To uncover thematic structure, the authors perform text mining on the titles and abstracts of the papers associated with each software package. After stop‑word removal, they compute TF‑IDF vectors and apply Non‑Negative Matrix Factorization (NMF) to extract seven latent topics. The topics are further visualized using Uniform Manifold Approximation and Projection (UMAP) based on cosine distances, and each software is assigned to the topic with the highest loading. The seven topics, described by their top 20 keywords, correspond to: (1) cosmology, (2) data‑reduction pipelines, (3) exoplanets, (4) hydrodynamic simulations, (5) radiative‑transfer spectral simulations, (6) statistical inference, and (7) galaxies.
Key findings:
- Geographic distribution – roughly half of the total development effort originates from US‑affiliated institutions (NASA, Caltech, MIT, Harvard, etc.), with the remainder spread across Europe, Asia, and a few other regions.

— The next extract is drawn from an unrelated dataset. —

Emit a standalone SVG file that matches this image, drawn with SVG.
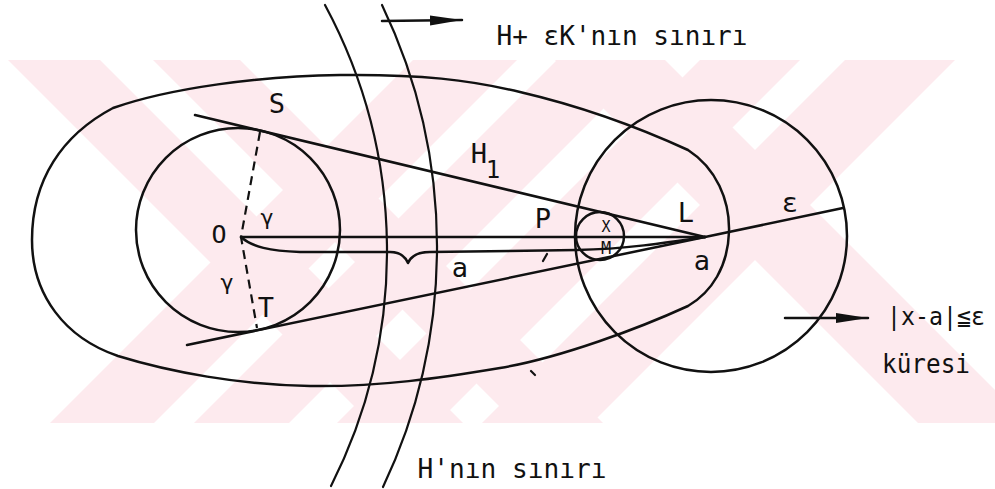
<svg xmlns="http://www.w3.org/2000/svg" width="995" height="489" viewBox="0 0 995 489">
<defs>
<style>
.ln{fill:none;stroke:#111;stroke-width:2.5;stroke-linecap:round;stroke-linejoin:round}
.th{stroke-width:2.2}
.dash{fill:none;stroke:#111;stroke-width:2.2;stroke-dasharray:9 6}
.t{font-family:"DejaVu Sans Mono","Liberation Mono",monospace;fill:#111;font-size:27px;text-anchor:middle}
.wm{fill:#fdeaee}
</style>
<clipPath id="band"><rect x="0" y="60" width="995" height="363"/></clipPath>
<marker id="arr" markerUnits="userSpaceOnUse" markerWidth="34" markerHeight="14" refX="32" refY="7" orient="auto">
<path d="M0,2 L32,7 L0,12 Z" fill="#111"/>
</marker>
</defs>
<rect width="995" height="489" fill="#fff"/>
<g id="watermark" clip-path="url(#band)">
<polygon class="wm" points="8,60 100,60 463,423 371,423"/>
<polygon class="wm" points="153,60 240,60 603,423 516,423"/>
<polygon class="wm" points="413,60 517,60 154,423 50,423"/>
<polygon class="wm" points="557,60 652,60 289,423 194,423"/>
<polygon class="wm" points="700,60 800,60 437,423 337,423"/>
<polygon class="wm" points="555,60 665,60 1028,423 918,423"/>
<polygon class="wm" points="845,60 955,60 592,423 482,423"/>
</g>
<g id="H-boundary">
<path class="ln th" d="M325,5 A520,520 0 0 1 331,486"/>
</g>
<g id="H-eps-K-boundary">
<path class="ln th" d="M382,5 A560,560 0 0 1 383,487"/>
</g>
<g id="region-H1">
<path class="ln" d="M32,240 C32,180 62,135 113,108 C170,88 260,76 340,75 C420,74 470,80 520,92 C580,106 640,128 688,150 C716,168 730,200 729,232 C728,266 712,292 688,306 C640,328 560,358 500,368 C440,378 380,387 310,386 C240,385 170,372 118,356 C65,338 32,295 32,240 Z"/>
</g>
<g id="circle-O">
<circle class="ln" cx="238" cy="230" r="102"/>
</g>
<g id="ball-a">
<circle class="ln" cx="711" cy="236" r="136"/>
</g>
<g id="circle-x">
<circle class="ln" cx="600" cy="236" r="24"/>
</g>
<g id="connectors">
<path class="ln" d="M195,115 L705,237"/>
<path class="ln" d="M187,345 L705,237"/>
<path class="ln" d="M241,237 L705,237"/>
<path class="ln" d="M705,237 L843,208"/>
<path class="dash" d="M260,132 L241,237 L257,328"/>
<path class="ln" d="M241,237 C252,247 270,251 300,252 L390,252 C400,252 405,256 408,263 C411,256 417,252 430,252 L577,250 C625,249 665,243 705,237"/>
<path class="ln" d="M382,21 L462,20" marker-end="url(#arr)"/>
<path class="ln" d="M785,318 L868,318" marker-end="url(#arr)"/>
<path class="ln th" d="M543,261 L547,254"/>
<path class="ln th" d="M531,371 L535,375"/>
</g>
<g id="labels">
<text class="t" x="277" y="113">S</text>
<text class="t" x="219" y="243" style="font-size:25px">O</text>
<text class="t" x="267" y="225" style="font-size:22px">γ</text>
<text class="t" x="227" y="290" style="font-size:22px">γ</text>
<text class="t" x="266" y="317">T</text>
<text class="t" x="460" y="277">a</text>
<text class="t" x="543" y="228">P</text>
<text class="t" x="479" y="163">H</text>
<text class="t" x="493" y="178" style="font-size:24px">1</text>
<text class="t" x="686" y="222">L</text>
<text class="t" x="702" y="270">a</text>
<text class="t" x="790" y="212">ε</text>
<text class="t" x="606" y="232" style="font-size:15px">X</text>
<text class="t" x="606" y="254" style="font-size:17px">M</text>
<text class="t" x="622" y="45" textLength="251" lengthAdjust="spacingAndGlyphs">H+ εK'nın sınırı</text>
<text class="t" x="512" y="478" textLength="189" lengthAdjust="spacingAndGlyphs">H'nın sınırı</text>
<text class="t" x="936" y="325" textLength="98" lengthAdjust="spacingAndGlyphs" style="font-size:25px">|x-a|≦ε</text>
<text class="t" x="926" y="373" textLength="88" lengthAdjust="spacingAndGlyphs" style="font-size:26px">küresi</text>
</g>
</svg>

- Contributor concentration – a large fraction of high‑impact software is driven by one or two core developers. The “single‑point‑of‑failure” risk is highlighted, as well as the outsized influence of individual expertise.
- Effort vs. impact – there is no strong correlation between person‑days and citation count. Some software with modest development time has accrued thousands of citations (e.g., Astropy), while other heavily maintained packages show relatively low citation impact, suggesting that factors such as community adoption, documentation quality, and domain relevance play significant roles.
- Data quality issues – the authors identify systematic problems: (a) incomplete migration of legacy repositories (e.g., IRAF’s early development predates GitHub, leading to under‑counted effort), (b) mismatches between Git author names and paper author names causing inaccurate affiliation mapping, and (c) double‑counting when a developer lists multiple affiliations. Specific examples include IRAF being incorrectly attributed to post‑2017 GitHub contributors rather than the original NOAO team, and Starlink’s affiliations being conflated with recent LSST contributors. The paper treats these limitations transparently and calls for future cleaning work.
The authors propose a combined metric (citations × person‑days) to capture both usefulness and development difficulty, though they note its interpretive limits. They suggest that this dual‑axis framework could be applied to other scientific domains to assess software ecosystems.
Implications: The study provides empirical evidence for funding agencies and institutional leaders to recognize software development as a scholarly output deserving of credit, support, and sustainable maintenance models. It also underscores the need for better citation practices (e.g., software citation standards) and for mechanisms that mitigate reliance on a few individuals for critical infrastructure.
Future work outlined includes: (i) extracting funding acknowledgments to link financial support to software impact, (ii) incorporating private or non‑GitHub repositories to broaden coverage, (iii) refining effort metrics (e.g., weighting commits by lines changed or code complexity), and (iv) longitudinal studies to track how impact evolves as software matures.
In summary, the paper delivers a comprehensive, reproducible analysis of the astronomical open‑source software landscape, revealing dominant themes, geographic and institutional patterns, and the nuanced relationship between development effort and scientific impact. It sets a methodological benchmark for meta‑research on research software and offers actionable insights for the community at large.